A 2005 smokefree law covers Austria's public and private
non-hospitality workplaces, as well as health care and educational
As of January 2009, a weak expansion of the law requires restaurants and bars of a certain size to have non-smoking areas. In
response to the weak new law, Salzburg Governor Gabi Burgstaller
called for the enactment of a strong smokefree law to cover all indoor
public places, including all hospitality establishments.
While some Swiss cantons have passed strong local smokefree laws,
Switzerland still lags behind other European countries in federal
legislation. In October 2007 the House of Representatives adopted a
draft federal proposal. Under the weak federal proposal, smoking was
still permitted in restaurants and nightclubs, and allowed in smoking
rooms. In May 2010, a nationwide law took effect, which provided
cantons with minimum smokefree requirements.
After 22 tours, I don't remember ever having a hotel room that smelled of smoke - pretty remarkable, actually. On a non-RS tour, we had a guide who chain smoked. That was most unpleasant, especially since it was a walking tour and we always seemed to be trekking in his smoke. You absolutely won't find that on a RS tour! Restaurants are a different matter, as smoking is allowed outside. I hate eating with smoke in my face, but I do my best to just let it go when I'm traveling. If you simply can't tolerate it, you'd be best off eating inside.

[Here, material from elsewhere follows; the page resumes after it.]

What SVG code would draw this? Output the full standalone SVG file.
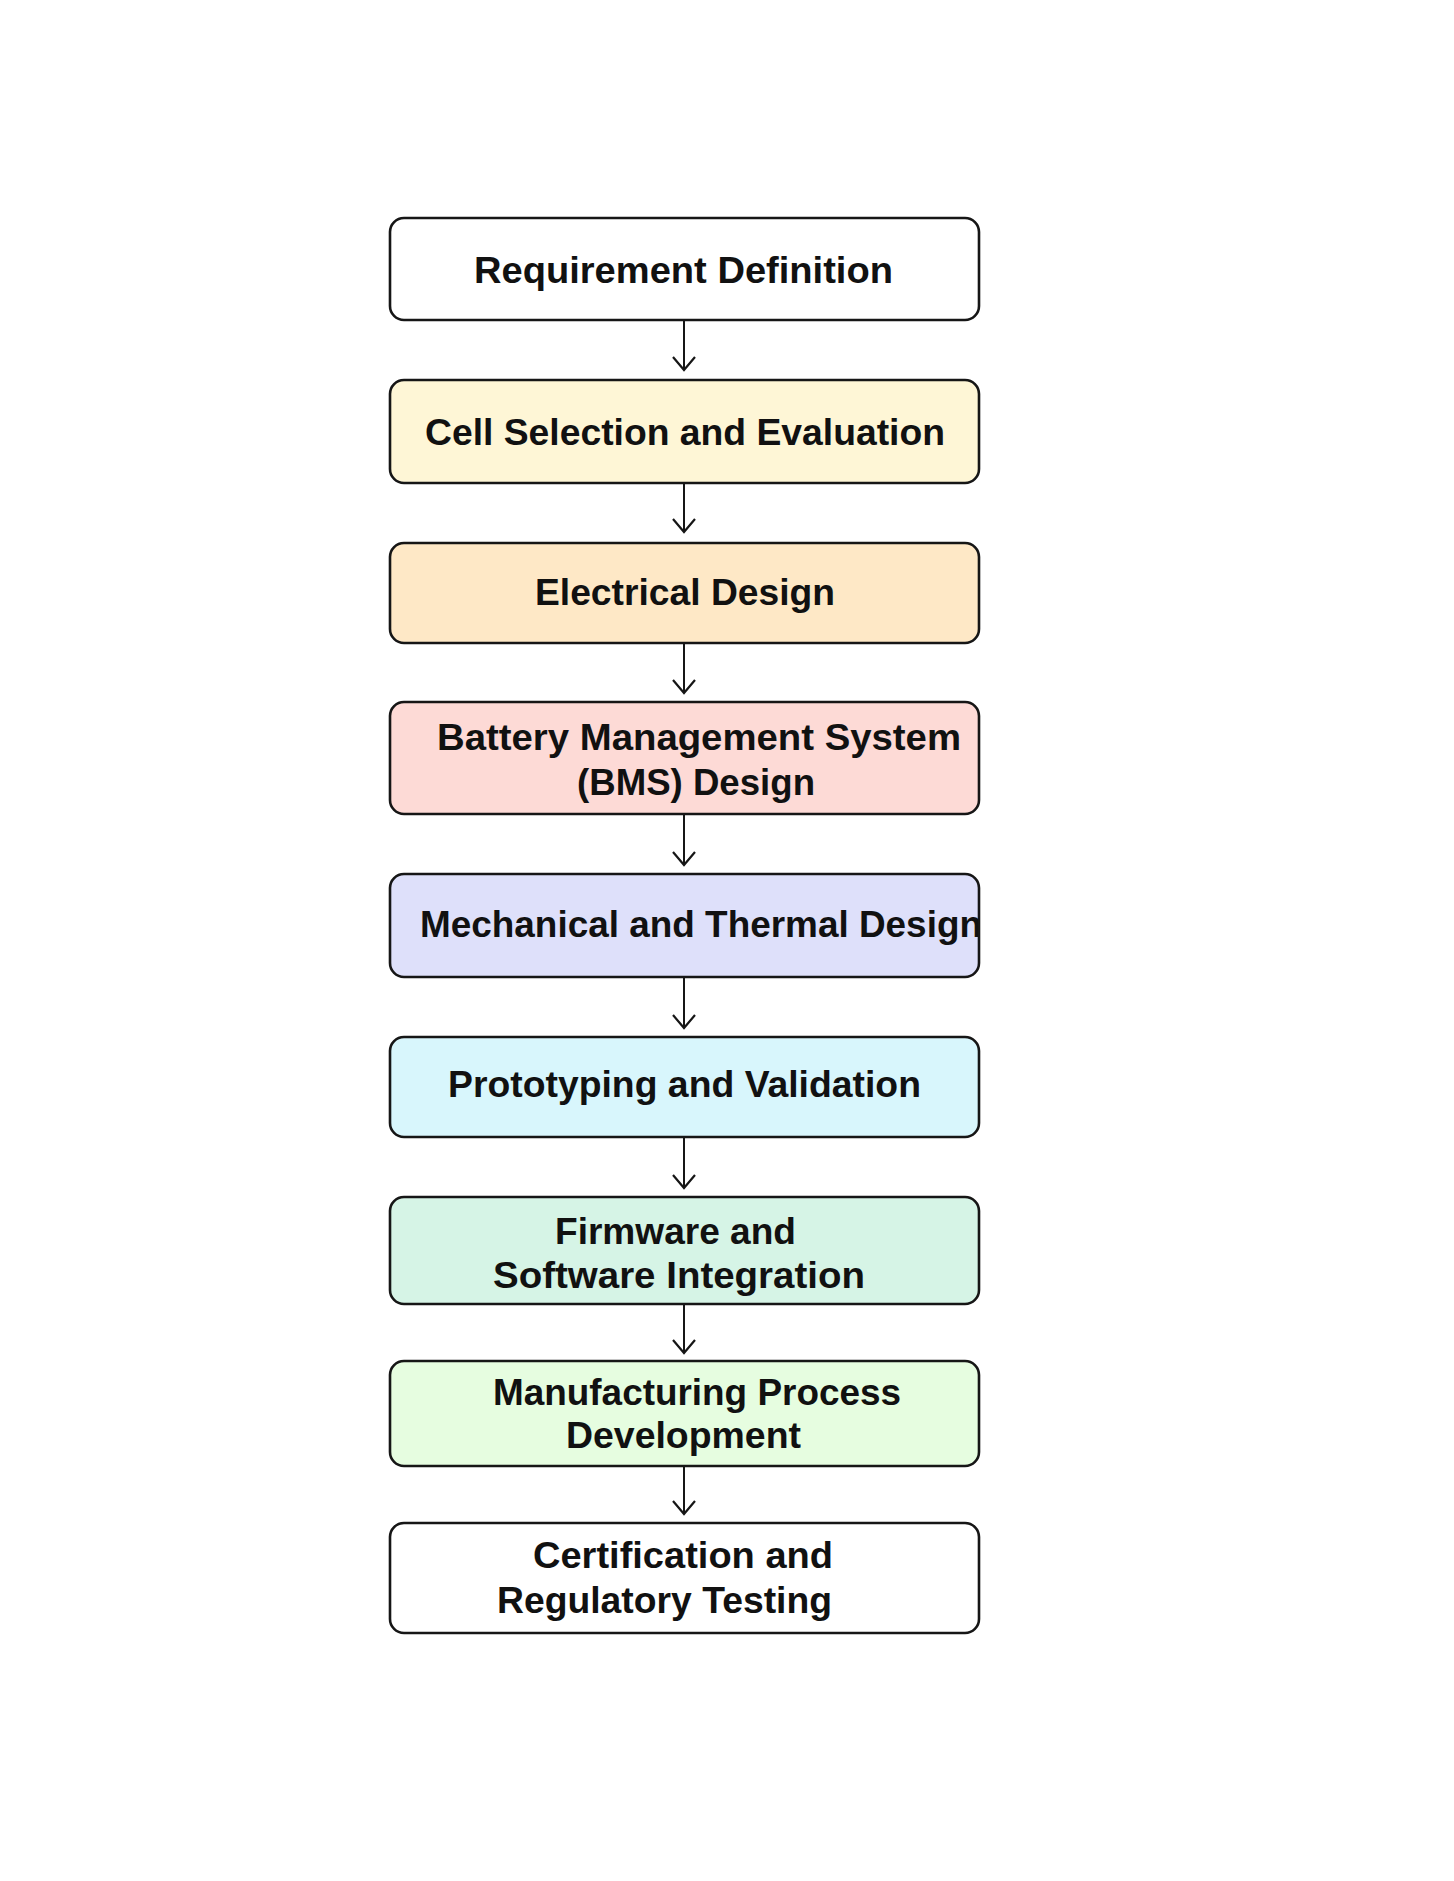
<svg xmlns="http://www.w3.org/2000/svg" width="1454" height="1881" viewBox="0 0 1454 1881">
<style>
.box{stroke:#161616;stroke-width:2.6}
.t{font-family:"Liberation Sans",Arial,sans-serif;font-weight:bold;font-size:37px;fill:#111}
.c{stroke:#161616;stroke-width:2;fill:none}
</style>
<defs>
<marker id="arr" markerUnits="userSpaceOnUse" markerWidth="30" markerHeight="30" refX="0" refY="0" orient="auto" viewBox="-15 -15 30 30" overflow="visible">
<path d="M-13,-11 L0,0 L-13,11" fill="none" stroke="#161616" stroke-width="2.2"/>
</marker>
<clipPath id="clip5"><rect x="390" y="874" width="589" height="103" rx="14"/></clipPath>
</defs>
<rect width="1454" height="1881" fill="#fff"/>
<g id="connectors">
<line class="c" x1="684" y1="321" x2="684" y2="370" marker-end="url(#arr)"/>
<line class="c" x1="684" y1="484" x2="684" y2="532" marker-end="url(#arr)"/>
<line class="c" x1="684" y1="644" x2="684" y2="693" marker-end="url(#arr)"/>
<line class="c" x1="684" y1="815" x2="684" y2="865" marker-end="url(#arr)"/>
<line class="c" x1="684" y1="978" x2="684" y2="1028" marker-end="url(#arr)"/>
<line class="c" x1="684" y1="1138" x2="684" y2="1188" marker-end="url(#arr)"/>
<line class="c" x1="684" y1="1305" x2="684" y2="1353" marker-end="url(#arr)"/>
<line class="c" x1="684" y1="1467" x2="684" y2="1514" marker-end="url(#arr)"/>
</g>
<g id="n1">
<rect class="box" x="390" y="218" width="589" height="102" rx="14" fill="#ffffff"/>
<text class="t" x="474" y="283" textLength="419" lengthAdjust="spacingAndGlyphs">Requirement Definition</text>
</g>
<g id="n2">
<rect class="box" x="390" y="380" width="589" height="103" rx="14" fill="#FEF6D6"/>
<text class="t" x="425" y="445" textLength="520" lengthAdjust="spacingAndGlyphs">Cell Selection and Evaluation</text>
</g>
<g id="n3">
<rect class="box" x="390" y="543" width="589" height="100" rx="14" fill="#FEE8C6"/>
<text class="t" x="535" y="605" textLength="300" lengthAdjust="spacingAndGlyphs">Electrical Design</text>
</g>
<g id="n4">
<rect class="box" x="390" y="702" width="589" height="112" rx="14" fill="#FDDAD6"/>
<text class="t" x="437" y="750" textLength="524" lengthAdjust="spacingAndGlyphs">Battery Management System</text>
<text class="t" x="577" y="795" textLength="238" lengthAdjust="spacingAndGlyphs">(BMS) Design</text>
</g>
<g id="n5">
<rect x="390" y="874" width="589" height="103" rx="14" fill="#DEE0FA"/>
<text class="t" x="420" y="937" textLength="562" lengthAdjust="spacingAndGlyphs" clip-path="url(#clip5)">Mechanical and Thermal Design</text>
<rect class="box" x="390" y="874" width="589" height="103" rx="14" fill="none"/>
</g>
<g id="n6">
<rect class="box" x="390" y="1037" width="589" height="100" rx="14" fill="#D8F6FC"/>
<text class="t" x="448" y="1097" textLength="473" lengthAdjust="spacingAndGlyphs">Prototyping and Validation</text>
</g>
<g id="n7">
<rect class="box" x="390" y="1197" width="589" height="107" rx="14" fill="#D6F4E6"/>
<text class="t" x="555" y="1244" textLength="241" lengthAdjust="spacingAndGlyphs">Firmware and</text>
<text class="t" x="493" y="1288" textLength="372" lengthAdjust="spacingAndGlyphs">Software Integration</text>
</g>
<g id="n8">
<rect class="box" x="390" y="1361" width="589" height="105" rx="14" fill="#E6FDE0"/>
<text class="t" x="493" y="1405" textLength="408" lengthAdjust="spacingAndGlyphs">Manufacturing Process</text>
<text class="t" x="566" y="1448" textLength="235" lengthAdjust="spacingAndGlyphs">Development</text>
</g>
<g id="n9">
<rect class="box" x="390" y="1523" width="589" height="110" rx="14" fill="#ffffff"/>
<text class="t" x="533" y="1568" textLength="300" lengthAdjust="spacingAndGlyphs">Certification and</text>
<text class="t" x="497" y="1613" textLength="335" lengthAdjust="spacingAndGlyphs">Regulatory Testing</text>
</g>
</svg>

Thanks for all the great information. I will probably eat indoors or suffer a little bit. If I'm outside eating around a smoker, I can eat pretty fast and then leave. I Never cause a scene with smokers (although I'd like to at times). I wasn't raised that way. We Southern ladies have a tradition to uphold.😊
This year I had lots of opportunities to eat with outdoor seating in Europe in all the "GAS countries" except the Netherlands. I really hate the smell of smoke and have a pretty low tolerance level. The only place I chose to eat inside because of smokers was in Vienna when there were a lot of smokers outside, at one restaurant. Seems like a lot of Viennese smoke cigars! At one restaurant in Salzburg, there was a fellow at the bar who was smoking. He was a friend of the bartender (maybe the owner?) and that was a little annoying - and against the law, but it wasn't too noticeable, so I stayed.
Smoking and smoke odor has never been a problem for me on an RS tour.
When eating at outdoors in France. Since people can't smoke indoors, they sit outside so they can smoke. And some people with an indoor table will wander out the sidewalk and light up. I guess it sort of like sitting next to a table of noisy Americans in a restaurant. :-)
In Vienna I know of one restaurant that sets aside a particular room for smokers, which also has a door to the outside. If 3 or more smokers are puffing away, which I've seen happen from the non-smoking area of the restaurant, the door to the outside is left open. The door to the non-smoking area is always closed. The greater part of the restaurant is non-smoking. That's Cafe Westend.